Greenmyer, who didn’t return telephone calls from this newspaper, obviously agrees when she has referred to “Curtis Null’s lack of professionalism and unwillingness to protect his students. Greenmyer and many parents remain deeply concerned about the school district’s terribly slow handling of school closures on Thursday, September 19, 2019, because the school district clearly knew of the flooding in the Caney Creek Feeder Zone and in Conroe long before 6:48 a.m. when Null finally decided to close the schools.

One parent posted on social media, ” I call BULL, Dr. Null, your words are null and void.”

Nevertheless, teachers have begun to see right through Null, Chief Financial Officer Darren Rice, and their top administration lieutenants. “They’re all about money,” one teacher said. “They were seriously reluctant to close the school district last Thursday, because they didn’t want to lose state funds for one day of school.

The furious anger (Ezekiel 25:17) of teachers towards the administration has grown geometrically during the past week, after the administration has made clear that it’s holding $1,000 of state-funded teacher pay raises back unless and until the $677 million bond package passes.


The CISD administration is also treating taxpayers roughly.

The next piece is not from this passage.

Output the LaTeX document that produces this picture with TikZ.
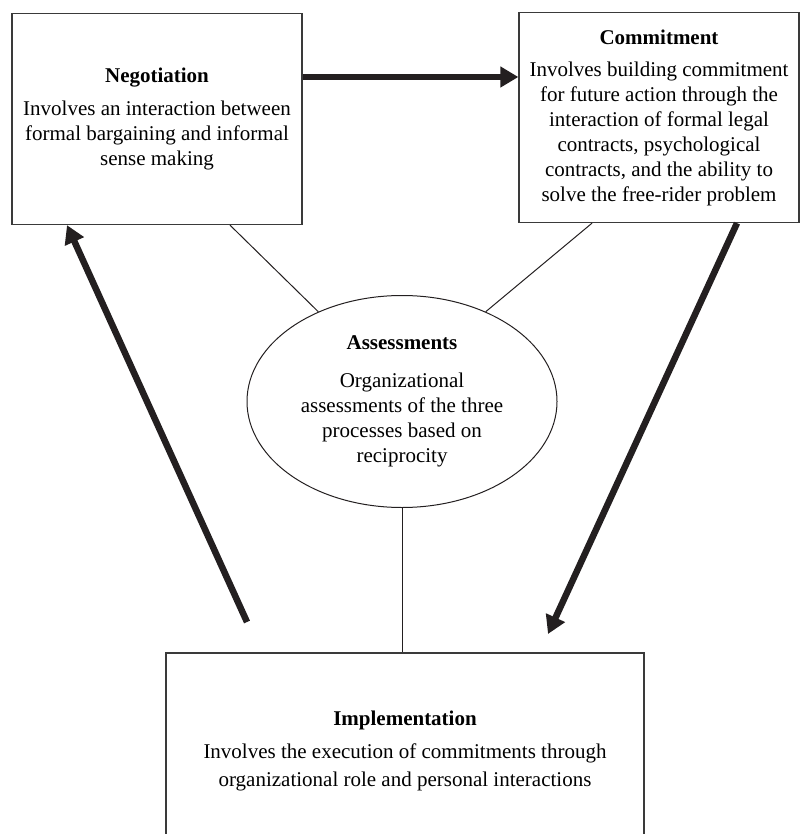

Under the failed $807 million bond, CISD made clear its intent to impose a 3 cent Debt Service tax rate increase, if the voters approved it.

Under the new $677 million bond, CISD has already imposed a 4 cent Debt Service tax rate increase and never gave the voters the opportunity to approve it.

Clearly, that’s because for CISD, the school district is all about the money. Objective truth, educational outcomes for children, and protecting the safety of children and their parents, as well as teachers, during a major storm are simply much lower priorities than gathering as much money as possible through the school bond.

If the bond fails, the administration intends to retaliate. In truth, the retaliation has already begun.